Performance (Training Speed) of Autocast Bfloat16

I want to know why the following three cases give different performance (trianing speed).

a. module with bfloat16 parameter
b. module with bfloat16 parameter + autocast(dtype=torch.bfloat16)
c. module with float32 parameter + autocast(dtype=torch.bfloat16)

Here is the performance (training speed) for each case

I am using A100 with torch 1.12, cuda 11.6. In both “a” and “b”, I convert the model parameters to bfloat16 by calling module.to(torch.bfloat16).

It is very strange that there is a large difference betweena “a” and “c”. I think the datatypes for computation (inside autocast block) are the same.

I don’t know what b would be doing as autocast expects to use float32 inputs and parameters. If you are manually calling bfloat16() on both then I would assume that autocast would be a no-op.

In any case, profile the code and check which operations are responsible for the difference in the times.

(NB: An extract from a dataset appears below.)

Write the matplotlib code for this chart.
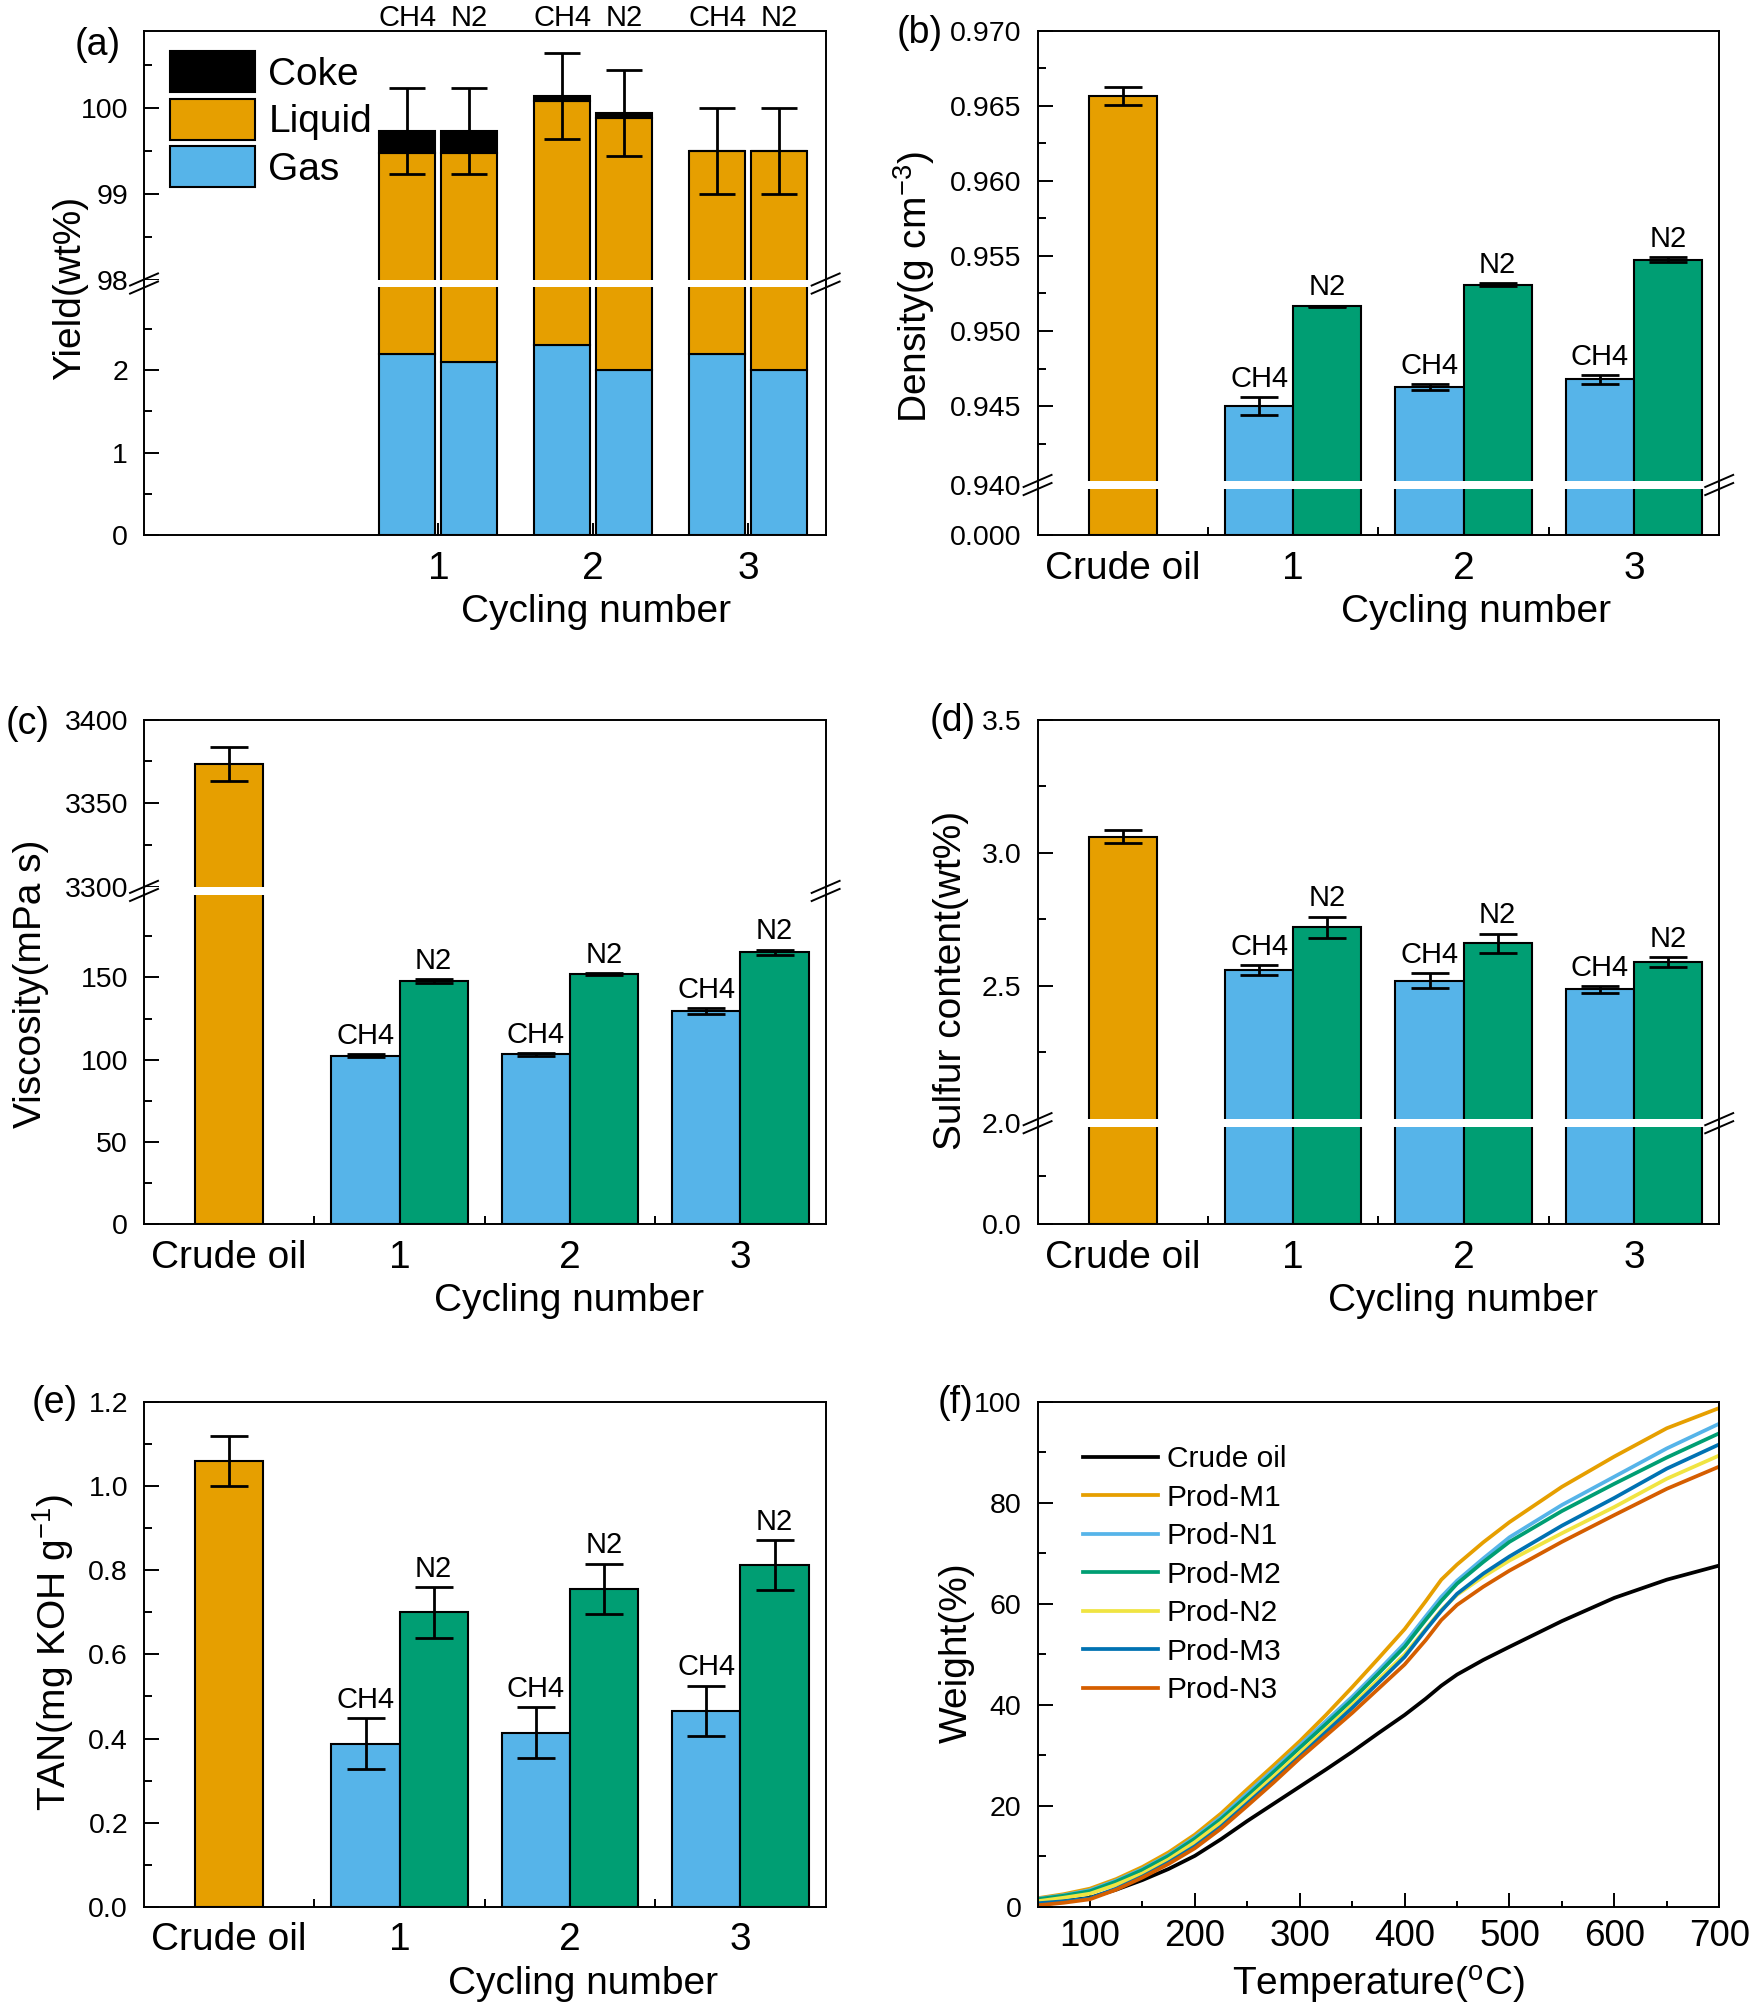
import numpy as np
import matplotlib
matplotlib.use("Agg")
import matplotlib.pyplot as plt
from matplotlib.ticker import FixedLocator, FormatStrFormatter

plt.rcParams['font.family'] = 'Liberation Sans'
plt.rcParams['mathtext.fontset'] = 'custom'
plt.rcParams['mathtext.rm'] = 'Liberation Sans'
plt.rcParams['mathtext.default'] = 'regular'

# colours
c_or = '#E69F00'
c_sky = '#56B4E9'
c_gr = '#009E73'

# ---------------- data ----------------
cyc = [1, 2, 3]
xlab = ['Crude oil', '1', '2', '3']

# (a) yield, order CH4-1, N2-1, CH4-2, N2-2, CH4-3, N2-3
gas = [2.2, 2.1, 2.3, 2.0, 2.2, 2.0]
liquid = [97.28, 97.38, 97.78, 97.88, 97.30, 97.50]
coke = [0.25, 0.25, 0.06, 0.06, 0.0, 0.0]
yield_err = [0.5, 0.5, 0.5, 0.5, 0.5, 0.5]

# (b) density
dens_crude, dens_crude_err = 0.96568, 0.0006
dens_ch4 = [0.9450, 0.94627, 0.94678]
dens_ch4_err = [0.0006, 0.0002, 0.0003]
dens_n2 = [0.95164, 0.95308, 0.95475]
dens_n2_err = [0.00005, 0.0001, 0.00015]

# (c) viscosity
visc_crude, visc_crude_err = 3373.5, 10
visc_ch4 = [102.5, 103.2, 129.6]
visc_ch4_err = [0.8, 0.8, 2.0]
visc_n2 = [147.9, 152.0, 165.1]
visc_n2_err = [1.2, 0.6, 1.8]

# (d) sulfur
sulf_crude, sulf_crude_err = 3.06, 0.025
sulf_ch4 = [2.56, 2.52, 2.487]
sulf_ch4_err = [0.018, 0.027, 0.013]
sulf_n2 = [2.72, 2.66, 2.59]
sulf_n2_err = [0.04, 0.036, 0.018]

# (e) TAN
tan_crude, tan_crude_err = 1.06, 0.06
tan_ch4 = [0.388, 0.414, 0.466]
tan_ch4_err = [0.06, 0.06, 0.06]
tan_n2 = [0.70, 0.756, 0.812]
tan_n2_err = [0.06, 0.06, 0.06]

# (f) TG curves
temp = [50, 75, 100, 125, 150, 175, 200, 225, 250, 275, 300, 325, 350, 375, 400,
        420, 435, 450, 475, 500, 550, 600, 650, 700]
w_crude = [0.5, 1.1, 1.8, 3.4, 5.3, 7.5, 10.1, 13.4, 17.0, 20.4, 23.8, 27.2, 30.7, 34.4, 38.0,
           41.2, 43.8, 46.0, 48.9, 51.5, 56.6, 61.2, 64.8, 67.6]
w_m1 = [1.7, 2.5, 3.6, 5.5, 7.9, 10.8, 14.3, 18.5, 23.3, 28.0, 32.8, 38.0, 43.5, 49.2, 55.0,
        60.5, 64.8, 67.8, 72.2, 76.2, 83.2, 89.2, 94.8, 98.8]
w_n1 = [1.6, 2.3, 3.3, 5.2, 7.5, 10.3, 13.8, 17.8, 22.5, 27.2, 32.0, 36.8, 41.6, 46.8, 52.2,
        57.5, 61.4, 64.6, 69.0, 73.2, 79.6, 85.2, 90.8, 95.7]
w_m2 = [1.5, 2.2, 3.1, 5.0, 7.3, 10.1, 13.5, 17.4, 22.0, 26.7, 31.5, 36.2, 41.0, 46.2, 51.5,
        56.8, 60.6, 64.0, 68.3, 72.3, 78.4, 83.8, 89.0, 93.8]
w_n2 = [1.1, 1.8, 2.6, 4.4, 6.6, 9.4, 12.8, 16.7, 21.2, 25.8, 30.5, 35.2, 40.0, 45.0, 50.0,
        55.0, 58.8, 61.8, 65.4, 68.6, 74.0, 79.2, 84.8, 89.4]
w_m3 = [0.7, 1.1, 1.7, 3.6, 6.0, 8.8, 12.0, 15.9, 20.5, 25.1, 29.8, 34.6, 39.4, 44.4, 49.5,
        54.8, 58.6, 62.0, 66.0, 69.4, 75.5, 81.0, 86.8, 91.6]
w_n3 = [0.3, 0.8, 1.5, 3.4, 5.8, 8.5, 11.6, 15.5, 20.0, 24.6, 29.4, 33.9, 38.4, 43.2, 48.0,
        52.8, 56.8, 59.8, 63.4, 66.6, 72.3, 77.6, 82.8, 87.2]
tg_names = ['Crude oil', 'Prod-M1', 'Prod-N1', 'Prod-M2', 'Prod-N2', 'Prod-M3', 'Prod-N3']
tg_cols = ['#000000', c_or, c_sky, c_gr, '#F0E442', '#0072B2', '#D55E00']


def brk(L, H, klo, gap):
    # piecewise scale: [0,L] squeezed, (L,H) -> small gap, [H,..] slope 1
    a = L * klo
    b = a + gap
    def fwd(y):
        y = np.asarray(y, float)
        return np.where(y <= L, y * klo,
                        np.where(y < H, a + (y - L) / (H - L) * gap, b + (y - H)))
    def inv(u):
        u = np.asarray(u, float)
        return np.where(u <= a, u / klo,
                        np.where(u < b, L + (u - a) / gap * (H - L), H + (u - b)))
    return fwd, inv


def broken(ax, L, H, klo, gap, ymax):
    f, g = brk(L, H, klo, gap)
    ax.set_yscale('function', functions=(f, g))
    ax.set_ylim(0, ymax)
    ax.axhspan(L, H, color='white', lw=0, zorder=2.2)
    u0, u1 = f(0.0), f(ymax)
    yc = float((f((L + H) / 2) - u0) / (u1 - u0))
    dx, dy, s = 0.0205, 0.012, 0.008
    for x0 in (0, 1):
        for o in (-s, s):
            ax.plot([x0 - dx, x0 + dx], [yc + o - dy, yc + o + dy], transform=ax.transAxes,
                    color='k', lw=1.4, clip_on=False, zorder=5)


def style(ax, yt, ymt, fmt, ylabel, ylc, lbl, lbl_off):
    for sp in ax.spines.values():
        sp.set_linewidth(1.4)
    ax.yaxis.set_major_locator(FixedLocator(yt))
    ax.yaxis.set_minor_locator(FixedLocator(ymt))
    ax.yaxis.set_major_formatter(FormatStrFormatter(fmt))
    ax.tick_params(axis='y', which='both', direction='in', width=1.4, labelsize=20.5, pad=11.5)
    ax.tick_params(axis='y', which='major', length=10.8)
    ax.tick_params(axis='y', which='minor', length=5.5)
    ax.set_ylabel(ylabel, fontsize=28)
    ax.yaxis.set_label_coords(*ylc)
    ax.yaxis.label.set_verticalalignment('center')
    ax.annotate(lbl, xy=(0, 1), xycoords='axes fraction', xytext=lbl_off,
                textcoords='offset pixels', ha='center', va='center', fontsize=27)


def xstyle(ax, xlc):
    ax.set_xlim(-0.5, 3.5)
    ax.set_xticks([0, 1, 2, 3])
    ax.set_xticklabels(xlab)
    ax.xaxis.set_minor_locator(FixedLocator([0.5, 1.5, 2.5]))
    ax.tick_params(axis='x', which='major', length=0, labelsize=28, pad=11)
    ax.tick_params(axis='x', which='minor', direction='in', length=5.5, width=1.4)
    ax.set_xlabel('Cycling number', fontsize=28)
    ax.xaxis.set_label_coords(*xlc)
    ax.xaxis.label.set_verticalalignment('center')


def group_bars(ax, crude, crude_err, ch4, ch4_err, n2, n2_err):
    x = np.array(cyc, float)
    kw = dict(width=0.4, edgecolor='k', linewidth=1.5, zorder=1)
    ekw = dict(fmt='none', ecolor='k', elinewidth=2, capsize=14, capthick=2, zorder=3)
    ax.bar(0, crude, color=c_or, **kw)
    ax.bar(x - 0.2, ch4, color=c_sky, **kw)
    ax.bar(x + 0.2, n2, color=c_gr, **kw)
    ax.errorbar(0, crude, yerr=crude_err, **ekw)
    ax.errorbar(x - 0.2, ch4, yerr=ch4_err, **ekw)
    ax.errorbar(x + 0.2, n2, yerr=n2_err, **ekw)
    for i in range(3):
        ax.annotate('CH4', xy=(x[i] - 0.2, ch4[i] + ch4_err[i]), xytext=(0, 3),
                    textcoords='offset points', ha='center', va='bottom', fontsize=21, zorder=6)
        ax.annotate('N2', xy=(x[i] + 0.2, n2[i] + n2_err[i]), xytext=(0, 3),
                    textcoords='offset points', ha='center', va='bottom', fontsize=21, zorder=6)


fig = plt.figure(figsize=(17.5, 20.04), dpi=100)
W, Hh = 0.3895, 0.2519
ax_a = fig.add_axes([0.0823, 0.7328, W, Hh])
ax_b = fig.add_axes([0.5929, 0.7328, W, Hh])
ax_c = fig.add_axes([0.0823, 0.3890, W, Hh])
ax_d = fig.add_axes([0.5929, 0.3890, W, Hh])
ax_e = fig.add_axes([0.0823, 0.0485, W, Hh])
ax_f = fig.add_axes([0.5929, 0.0485, W, Hh])

# ---------- (a) ----------
ax = ax_a
broken(ax, 3.0, 98.0, 0.963, 0.09, 100.9)
xa = np.array([c + d for c in cyc for d in (-0.2, 0.2)])
gas_a = np.array(gas)
liq_a = np.array(liquid)
coke_a = np.array(coke)
kw = dict(width=0.36, edgecolor='k', linewidth=1.5, zorder=1)
hg = ax.bar(xa, gas_a, color=c_sky, label='Gas', **kw)
hl = ax.bar(xa, liq_a, bottom=gas_a, color=c_or, label='Liquid', **kw)
hc = ax.bar(xa, coke_a, bottom=gas_a + liq_a, color='k', label='Coke', **kw)
ax.errorbar(xa, gas_a + liq_a + coke_a, yerr=yield_err, fmt='none', ecolor='k',
            elinewidth=2, capsize=13, capthick=2, zorder=3)
for i, xx in enumerate(xa):
    ax.annotate('CH4' if i % 2 == 0 else 'N2', xy=(xx, 1), xycoords=('data', 'axes fraction'),
                xytext=(0, -1), textcoords='offset points', ha='center', va='bottom',
                fontsize=21, annotation_clip=False)
ax.legend(handles=[hc, hl, hg], loc='upper left', bbox_to_anchor=(0.038, 0.959),
          frameon=False, fontsize=28, borderaxespad=0, borderpad=0,
          handlelength=2.2, handleheight=1.25, labelspacing=0.15, handletextpad=0.33)
ax.set_xlim(-0.9, 3.5)
ax.set_xticks(cyc)
ax.tick_params(axis='x', which='major', direction='in', length=9, width=1.4, labelsize=28, pad=11)
ax.set_xlabel('Cycling number', fontsize=28)
ax.xaxis.set_label_coords(0.663, -0.152)
ax.xaxis.label.set_verticalalignment('center')
style(ax, [0, 1, 2, 98, 99, 100], [0.5, 1.5, 2.5, 98.5, 99.5, 100.5], '%d',
      'Yield(wt%)', (-0.1085, 0.49), '(a)', (-46, -14))

# ---------- (b) ----------
ax = ax_b
broken(ax, 0.9398, 0.9400, 0.003306, 0.000508, 0.970)
group_bars(ax, dens_crude, dens_crude_err, dens_ch4, dens_ch4_err, dens_n2, dens_n2_err)
xstyle(ax, (0.643, -0.152))
style(ax, [0.0, 0.9399, 0.945, 0.950, 0.955, 0.960, 0.965, 0.970],
      [0.9425, 0.9475, 0.9525, 0.9575, 0.9625, 0.9675], '%.3f',
      'Density(g cm$^{-3}$)', (-0.181, 0.492), '(b)', (-118, -2))

# ---------- (c) ----------
ax = ax_c
broken(ax, 200.0, 3300.0, 0.985, 4.86, 3400)
group_bars(ax, visc_crude, visc_crude_err, visc_ch4, visc_ch4_err, visc_n2, visc_n2_err)
xstyle(ax, (0.624, -0.152))
style(ax, [0, 50, 100, 150, 3300, 3350, 3400], [25, 75, 125, 175, 3325, 3375], '%d',
      'Viscosity(mPa s)', (-0.166, 0.477), '(c)', (-116, -4))

# ---------- (d) ----------
ax = ax_d
broken(ax, 1.998, 2.0, 0.1824, 0.032, 3.5)
group_bars(ax, sulf_crude, sulf_crude_err, sulf_ch4, sulf_ch4_err, sulf_n2, sulf_n2_err)
xstyle(ax, (0.624, -0.152))
style(ax, [0.0, 1.999, 2.5, 3.0, 3.5], [1.0, 2.25, 2.75, 3.25], '%.1f',
      'Sulfur content(wt%)', (-0.127, 0.484), '(d)', (-85, -1))

# ---------- (e) ----------
ax = ax_e
ax.set_ylim(0, 1.2)
group_bars(ax, tan_crude, tan_crude_err, tan_ch4, tan_ch4_err, tan_n2, tan_n2_err)
xstyle(ax, (0.644, -0.153))
style(ax, [0.0, 0.2, 0.4, 0.6, 0.8, 1.0, 1.2], [0.1, 0.3, 0.5, 0.7, 0.9, 1.1], '%.1f',
      'TAN(mg KOH g$^{-1}$)', (-0.133, 0.503), '(e)', (-89, -1))

# ---------- (f) ----------
ax = ax_f
series = [w_crude, w_m1, w_n1, w_m2, w_n2, w_m3, w_n3]
for nm, col, w in zip(tg_names, tg_cols, series):
    ax.plot(temp, w, color=col, lw=2.7, label=nm)
ax.set_xlim(50, 700)
ax.set_ylim(0, 100)
ax.xaxis.set_major_locator(FixedLocator([100, 200, 300, 400, 500, 600, 700]))
ax.xaxis.set_minor_locator(FixedLocator([150, 250, 350, 450, 550, 650]))
ax.tick_params(axis='x', which='both', direction='in', width=1.4, labelsize=26.5, pad=9)
ax.tick_params(axis='x', which='major', length=10)
ax.tick_params(axis='x', which='minor', length=4.6)
ax.set_xlabel('Temperature($^{o}$C)', fontsize=28)
ax.xaxis.set_label_coords(0.50, -0.155)
ax.xaxis.label.set_verticalalignment('center')
style(ax, [0, 20, 40, 60, 80, 100], [10, 30, 50, 70, 90], '%d',
      'Weight(%)', (-0.119, 0.504), '(f)', (-82, -1))
ax.legend(loc='upper left', bbox_to_anchor=(0.067, 0.914), frameon=False, fontsize=21.5,
          borderaxespad=0, borderpad=0, handlelength=2.5, labelspacing=0.35,
          handletextpad=0.3)

fig.savefig('out.png', dpi=100)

If autocast is mainly for float32, I think the result makes sense to me. Thanks for the reply.

autocast will use the float32 inputs and parameters and will cast them to the desired dtype in the forward/backward for safe operations.
While this could explain why a and b are close (b might add a small overhead even if it’s a no-op), it would not explain why c is the fastest mode, as it would perform the actual transformations.